» **WHAT NEEDS TO BE DONE**
Retype nothing but the lines from the start of the material up to and including the line with "from bokeh.resources import INLINE". Pictures don't belong in the copy.

» **THE INPUT**
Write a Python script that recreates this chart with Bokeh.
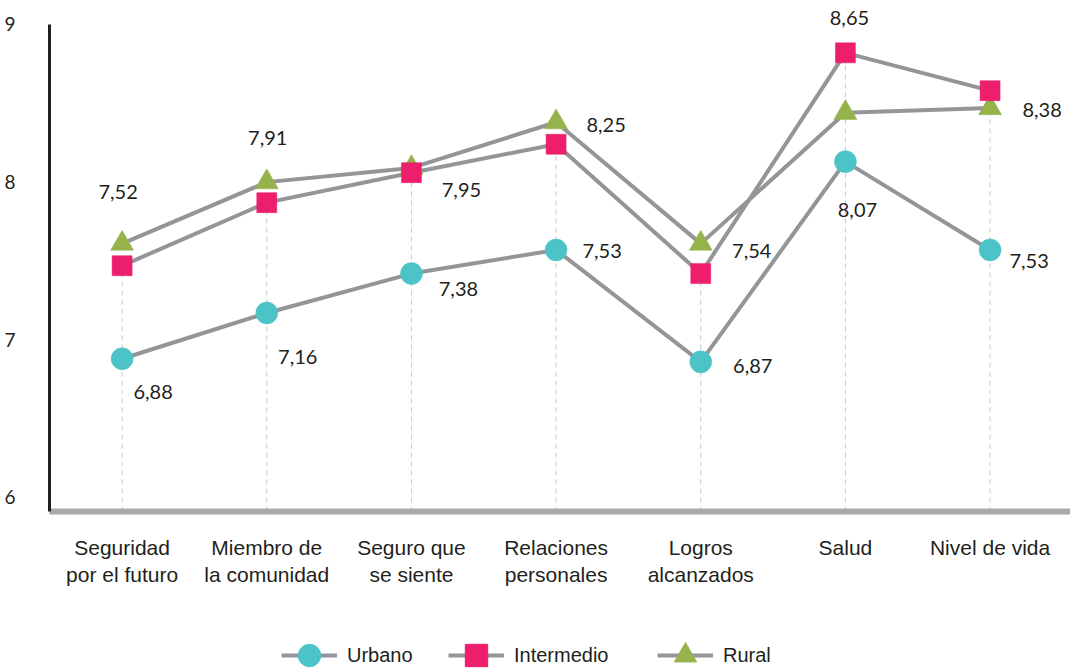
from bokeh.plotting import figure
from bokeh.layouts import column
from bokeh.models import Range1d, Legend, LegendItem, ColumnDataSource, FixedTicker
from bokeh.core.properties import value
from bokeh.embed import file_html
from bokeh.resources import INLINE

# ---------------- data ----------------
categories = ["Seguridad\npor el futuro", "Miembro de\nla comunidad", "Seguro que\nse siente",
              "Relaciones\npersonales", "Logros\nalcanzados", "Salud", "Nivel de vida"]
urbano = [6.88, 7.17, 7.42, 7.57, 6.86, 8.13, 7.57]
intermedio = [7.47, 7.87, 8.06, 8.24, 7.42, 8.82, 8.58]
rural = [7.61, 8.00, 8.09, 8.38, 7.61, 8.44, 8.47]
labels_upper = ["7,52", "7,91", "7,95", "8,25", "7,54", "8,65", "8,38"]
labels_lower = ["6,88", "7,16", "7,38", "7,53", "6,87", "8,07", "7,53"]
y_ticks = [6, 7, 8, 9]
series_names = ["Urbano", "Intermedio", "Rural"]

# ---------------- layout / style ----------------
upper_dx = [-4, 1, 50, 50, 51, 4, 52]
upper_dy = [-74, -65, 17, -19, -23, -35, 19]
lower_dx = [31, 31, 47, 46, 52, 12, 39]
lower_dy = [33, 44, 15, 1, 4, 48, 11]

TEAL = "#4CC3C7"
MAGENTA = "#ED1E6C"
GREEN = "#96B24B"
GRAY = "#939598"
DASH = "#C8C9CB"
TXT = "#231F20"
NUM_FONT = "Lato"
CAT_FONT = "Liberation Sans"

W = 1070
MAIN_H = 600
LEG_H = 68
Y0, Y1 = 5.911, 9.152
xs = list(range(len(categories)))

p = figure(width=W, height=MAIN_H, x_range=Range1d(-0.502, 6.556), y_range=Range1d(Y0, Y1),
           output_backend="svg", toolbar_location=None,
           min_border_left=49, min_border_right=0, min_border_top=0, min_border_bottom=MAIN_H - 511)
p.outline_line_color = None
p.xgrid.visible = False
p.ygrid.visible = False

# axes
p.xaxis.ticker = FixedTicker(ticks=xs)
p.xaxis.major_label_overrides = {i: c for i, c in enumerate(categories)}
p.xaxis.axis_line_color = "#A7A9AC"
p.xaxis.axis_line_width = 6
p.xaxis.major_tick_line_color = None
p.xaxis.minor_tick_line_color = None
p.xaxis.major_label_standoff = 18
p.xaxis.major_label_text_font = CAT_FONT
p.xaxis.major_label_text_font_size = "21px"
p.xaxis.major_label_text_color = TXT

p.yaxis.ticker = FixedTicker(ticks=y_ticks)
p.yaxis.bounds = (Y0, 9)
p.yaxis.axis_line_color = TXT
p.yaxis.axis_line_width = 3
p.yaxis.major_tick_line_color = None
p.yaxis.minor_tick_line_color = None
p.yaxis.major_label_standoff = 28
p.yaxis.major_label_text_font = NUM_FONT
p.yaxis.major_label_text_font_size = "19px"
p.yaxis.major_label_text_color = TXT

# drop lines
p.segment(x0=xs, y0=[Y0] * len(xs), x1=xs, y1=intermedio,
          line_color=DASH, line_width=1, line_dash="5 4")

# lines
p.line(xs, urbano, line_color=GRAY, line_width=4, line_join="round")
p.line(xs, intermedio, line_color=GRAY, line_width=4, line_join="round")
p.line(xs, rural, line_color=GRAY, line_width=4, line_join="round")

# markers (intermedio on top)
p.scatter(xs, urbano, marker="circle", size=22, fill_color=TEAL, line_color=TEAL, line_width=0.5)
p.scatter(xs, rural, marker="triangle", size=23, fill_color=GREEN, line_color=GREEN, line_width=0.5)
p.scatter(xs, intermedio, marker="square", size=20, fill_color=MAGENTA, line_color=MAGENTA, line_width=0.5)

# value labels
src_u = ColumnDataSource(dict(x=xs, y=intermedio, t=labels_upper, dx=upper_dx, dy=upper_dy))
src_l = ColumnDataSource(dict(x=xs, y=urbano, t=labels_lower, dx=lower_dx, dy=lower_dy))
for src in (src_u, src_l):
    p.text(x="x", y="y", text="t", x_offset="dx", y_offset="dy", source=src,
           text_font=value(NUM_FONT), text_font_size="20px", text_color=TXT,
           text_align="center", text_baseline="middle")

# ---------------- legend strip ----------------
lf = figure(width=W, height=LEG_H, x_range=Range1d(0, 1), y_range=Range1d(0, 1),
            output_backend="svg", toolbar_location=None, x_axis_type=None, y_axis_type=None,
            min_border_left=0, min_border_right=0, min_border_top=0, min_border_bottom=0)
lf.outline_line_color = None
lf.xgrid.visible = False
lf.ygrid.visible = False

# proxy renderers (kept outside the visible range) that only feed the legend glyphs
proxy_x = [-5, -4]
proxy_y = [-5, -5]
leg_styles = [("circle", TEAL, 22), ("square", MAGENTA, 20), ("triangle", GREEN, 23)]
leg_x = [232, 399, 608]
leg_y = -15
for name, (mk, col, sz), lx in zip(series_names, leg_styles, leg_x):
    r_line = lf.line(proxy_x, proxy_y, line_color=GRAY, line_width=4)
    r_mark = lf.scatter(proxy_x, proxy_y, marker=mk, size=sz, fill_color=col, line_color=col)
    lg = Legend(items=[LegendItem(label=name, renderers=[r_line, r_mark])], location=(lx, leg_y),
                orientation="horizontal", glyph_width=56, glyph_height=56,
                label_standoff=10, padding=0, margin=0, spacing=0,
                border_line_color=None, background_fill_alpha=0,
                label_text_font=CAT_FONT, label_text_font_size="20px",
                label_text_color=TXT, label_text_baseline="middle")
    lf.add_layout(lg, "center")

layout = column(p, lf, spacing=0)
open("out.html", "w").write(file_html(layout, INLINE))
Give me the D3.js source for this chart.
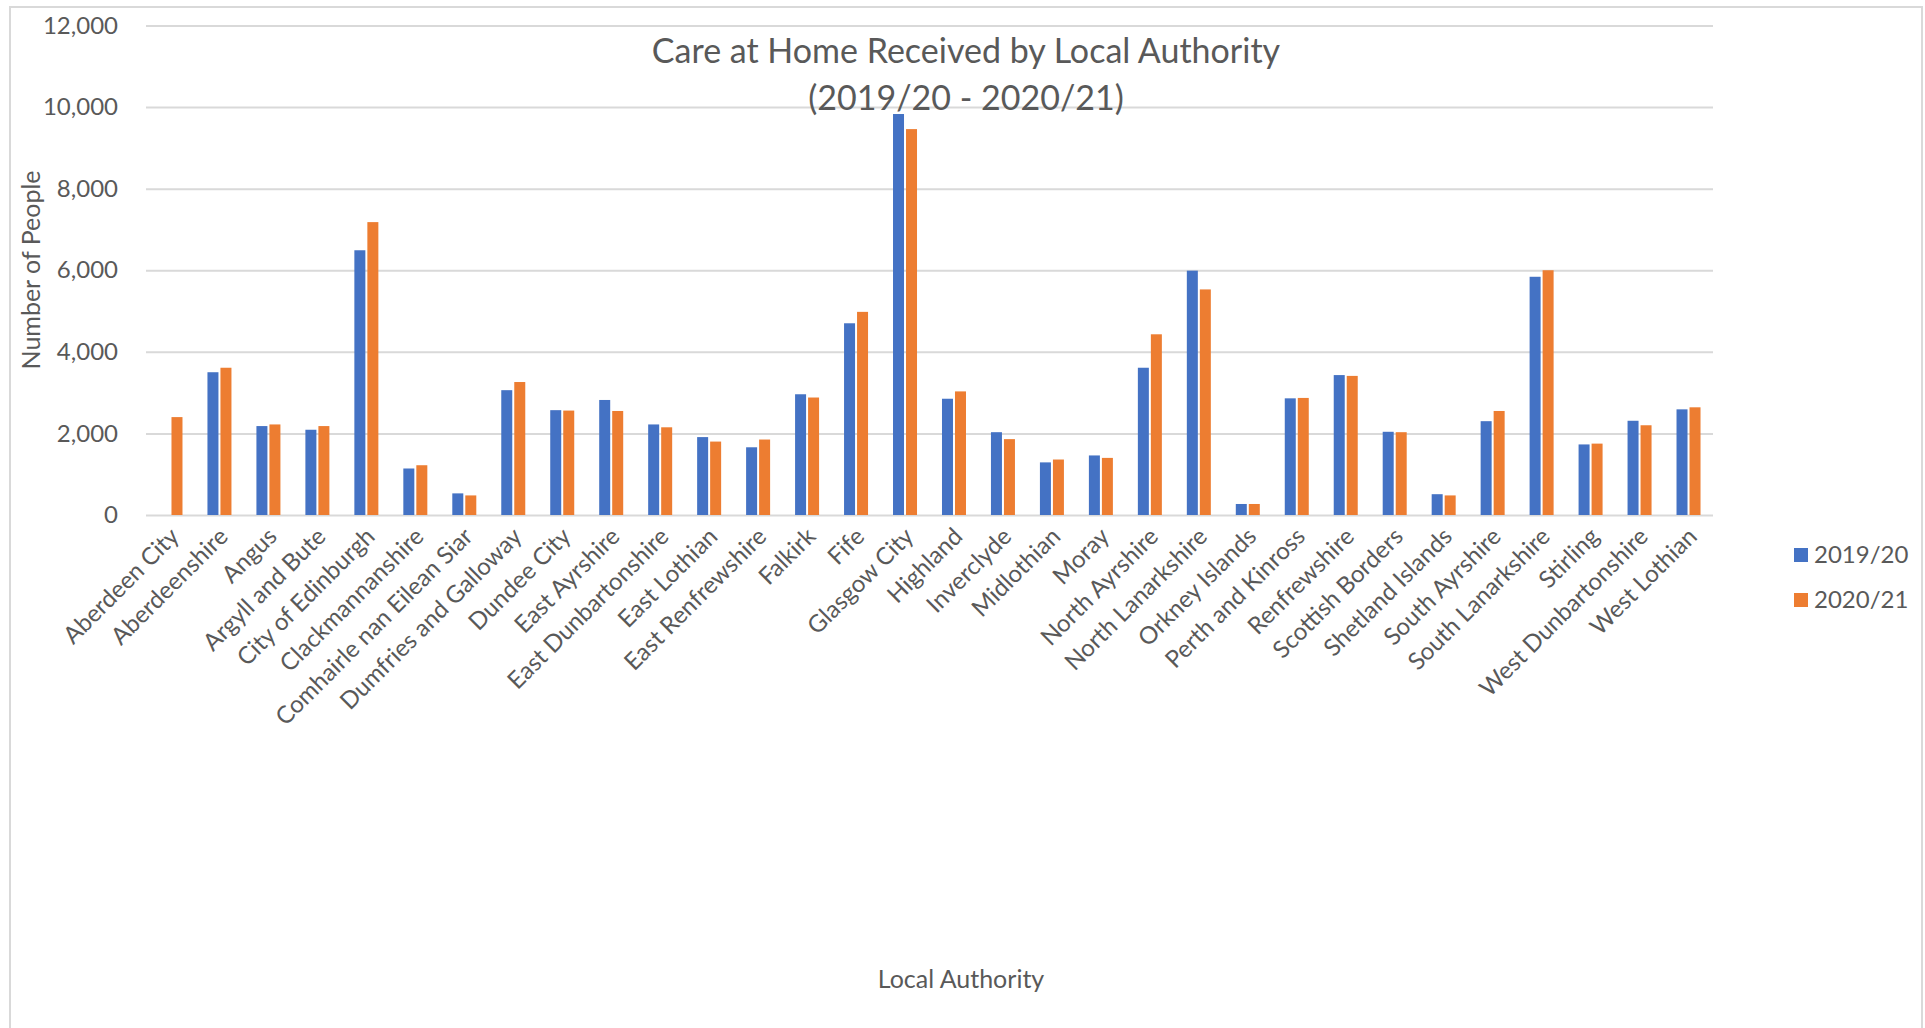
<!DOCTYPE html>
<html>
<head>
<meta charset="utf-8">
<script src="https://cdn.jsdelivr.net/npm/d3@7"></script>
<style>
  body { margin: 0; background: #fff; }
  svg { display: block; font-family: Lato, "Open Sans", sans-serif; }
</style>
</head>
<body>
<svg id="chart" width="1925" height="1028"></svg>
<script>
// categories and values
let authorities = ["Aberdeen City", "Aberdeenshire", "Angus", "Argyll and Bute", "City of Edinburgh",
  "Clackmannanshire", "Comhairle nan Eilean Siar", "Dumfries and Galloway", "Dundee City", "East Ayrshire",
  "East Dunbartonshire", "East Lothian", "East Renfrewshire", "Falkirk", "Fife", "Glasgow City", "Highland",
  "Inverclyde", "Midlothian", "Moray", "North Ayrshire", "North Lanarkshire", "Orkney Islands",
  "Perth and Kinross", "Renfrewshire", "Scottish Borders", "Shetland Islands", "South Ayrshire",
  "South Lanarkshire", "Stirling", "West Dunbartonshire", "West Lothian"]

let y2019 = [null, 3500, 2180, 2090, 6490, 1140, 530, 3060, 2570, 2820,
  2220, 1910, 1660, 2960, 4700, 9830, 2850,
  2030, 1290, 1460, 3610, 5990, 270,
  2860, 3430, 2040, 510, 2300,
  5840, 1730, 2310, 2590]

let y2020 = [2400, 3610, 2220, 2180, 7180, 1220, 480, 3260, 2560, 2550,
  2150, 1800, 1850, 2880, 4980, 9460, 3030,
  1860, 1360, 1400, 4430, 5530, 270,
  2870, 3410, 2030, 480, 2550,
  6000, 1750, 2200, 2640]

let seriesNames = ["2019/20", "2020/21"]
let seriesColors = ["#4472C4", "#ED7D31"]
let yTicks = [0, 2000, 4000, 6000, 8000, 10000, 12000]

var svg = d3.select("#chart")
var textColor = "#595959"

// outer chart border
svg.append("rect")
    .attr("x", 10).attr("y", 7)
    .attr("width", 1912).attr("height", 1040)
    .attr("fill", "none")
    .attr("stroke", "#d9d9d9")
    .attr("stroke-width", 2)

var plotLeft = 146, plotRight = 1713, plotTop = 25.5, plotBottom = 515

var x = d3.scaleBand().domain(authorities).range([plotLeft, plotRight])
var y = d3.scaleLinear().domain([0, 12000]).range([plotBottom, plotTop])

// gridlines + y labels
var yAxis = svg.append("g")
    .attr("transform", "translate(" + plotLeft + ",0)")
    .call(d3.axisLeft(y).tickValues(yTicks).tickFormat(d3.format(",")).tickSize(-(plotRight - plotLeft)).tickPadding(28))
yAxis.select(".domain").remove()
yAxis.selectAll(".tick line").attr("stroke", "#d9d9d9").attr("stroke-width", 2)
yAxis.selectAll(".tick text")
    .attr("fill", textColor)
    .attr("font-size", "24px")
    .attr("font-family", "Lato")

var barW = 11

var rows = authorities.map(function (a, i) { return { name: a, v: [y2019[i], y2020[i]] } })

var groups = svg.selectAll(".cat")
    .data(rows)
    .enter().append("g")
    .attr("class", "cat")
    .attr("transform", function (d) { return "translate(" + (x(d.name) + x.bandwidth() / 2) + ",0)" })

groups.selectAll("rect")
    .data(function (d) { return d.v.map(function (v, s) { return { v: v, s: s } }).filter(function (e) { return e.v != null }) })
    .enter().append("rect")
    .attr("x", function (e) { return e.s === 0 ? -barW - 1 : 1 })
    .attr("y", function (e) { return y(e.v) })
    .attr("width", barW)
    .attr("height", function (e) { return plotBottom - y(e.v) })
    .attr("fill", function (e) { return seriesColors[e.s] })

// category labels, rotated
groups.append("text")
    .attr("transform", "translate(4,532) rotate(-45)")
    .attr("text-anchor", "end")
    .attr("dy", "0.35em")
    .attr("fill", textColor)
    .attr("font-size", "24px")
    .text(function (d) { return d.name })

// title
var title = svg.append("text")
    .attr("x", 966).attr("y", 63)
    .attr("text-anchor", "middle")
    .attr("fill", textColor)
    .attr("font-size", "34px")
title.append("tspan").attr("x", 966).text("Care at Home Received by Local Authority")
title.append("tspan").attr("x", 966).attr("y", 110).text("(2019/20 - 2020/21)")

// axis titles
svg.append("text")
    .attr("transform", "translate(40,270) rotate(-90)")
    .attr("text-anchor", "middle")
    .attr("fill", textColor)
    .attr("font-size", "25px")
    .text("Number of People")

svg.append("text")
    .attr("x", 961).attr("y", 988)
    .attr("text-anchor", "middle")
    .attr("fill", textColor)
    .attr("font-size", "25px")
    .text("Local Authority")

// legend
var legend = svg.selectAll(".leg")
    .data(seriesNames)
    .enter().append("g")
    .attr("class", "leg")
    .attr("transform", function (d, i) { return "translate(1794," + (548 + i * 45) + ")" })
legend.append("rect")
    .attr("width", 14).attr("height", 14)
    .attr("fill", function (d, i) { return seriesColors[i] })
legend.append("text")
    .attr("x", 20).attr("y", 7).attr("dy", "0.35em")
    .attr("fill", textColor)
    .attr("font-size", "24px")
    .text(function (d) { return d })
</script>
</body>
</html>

» **TASK OUTPUT**
Write a Python script that recreates this chart with Bokeh.
from bokeh.plotting import figure
from bokeh.layouts import column
from bokeh.models import Range1d, Legend, LegendItem, ColumnDataSource, FixedTicker
from bokeh.core.properties import value
from bokeh.embed import file_html
from bokeh.resources import INLINE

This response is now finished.